Look at your sales floor. Are there out-of-place items that would be easier to sell if grouped with similar or related items? Is there something you can do to solve that problem?
Organize by type, thickness, price, color, size, etc. Let’s say you have all of your BCs on display in one location. That’s a good start. Now, how should you organize them? Depending on the mix of models you have available, one approach might be:
- Type: Group all the technical BCs together, and all the recreational BCs together.
- Style: If, within your recreational BCs, you have both back-inflation and traditional wraparound styles, group each style together.
- Gender: Within each type and style grouping, separate the women’s models from the men’s/unisex models.
- Price/Features: Finally, rank BCs within each type/style/gender grouping according to price and features.
The idea here is to make it easier for consumers to comparison shop. For example, let’s say you have a recreational customer who tells you she is interested in a women’s wraparound BC. You happen to carry three different models of this style from two different manufacturers.
Rather than having to run to three different locations in the store to show and explain these models, you have them hanging on the wall, side by side. Additionally, you have the most deluxe model at one end, the economy model at the other and the medium-priced model in the middle.

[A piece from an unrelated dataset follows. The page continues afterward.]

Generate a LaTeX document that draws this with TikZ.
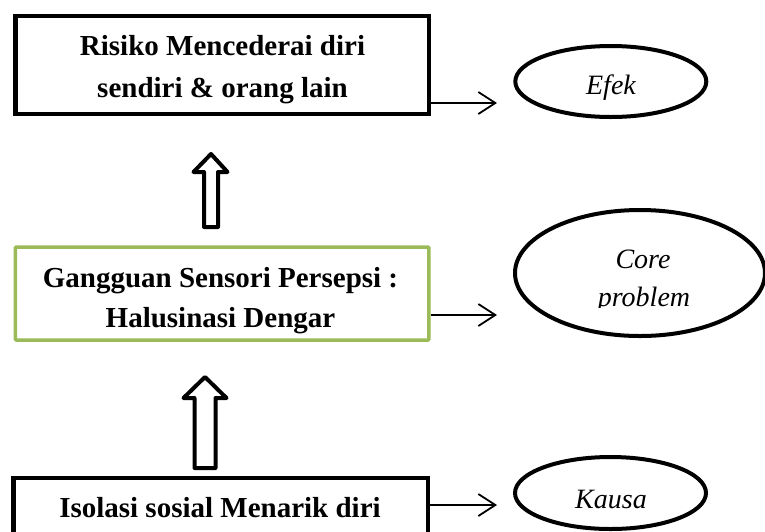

This makes it as easy as possible for the customer to decide which combination of price and features best meets her needs. One thing you may want to consider:
- In western culture, people read from left to right. Therefore, there is a logic to displaying similar products left to right, ranking them from least expensive to most expensive.
- On the other hand, most of us like to present our best products first and, if that is beyond a customer’s means, move to successively less-expensive models. This makes an argument for ranking products in the reverse order, from most expensive to least expensive.
However you choose to rank products, it’s most important you do so consistently throughout the store. Also, if circumstances dictate that you display similar products in a vertical column, there is a very strong argument for placing the best, most expensive model on top, as nearly everyone associates this with being the “top of the line” position.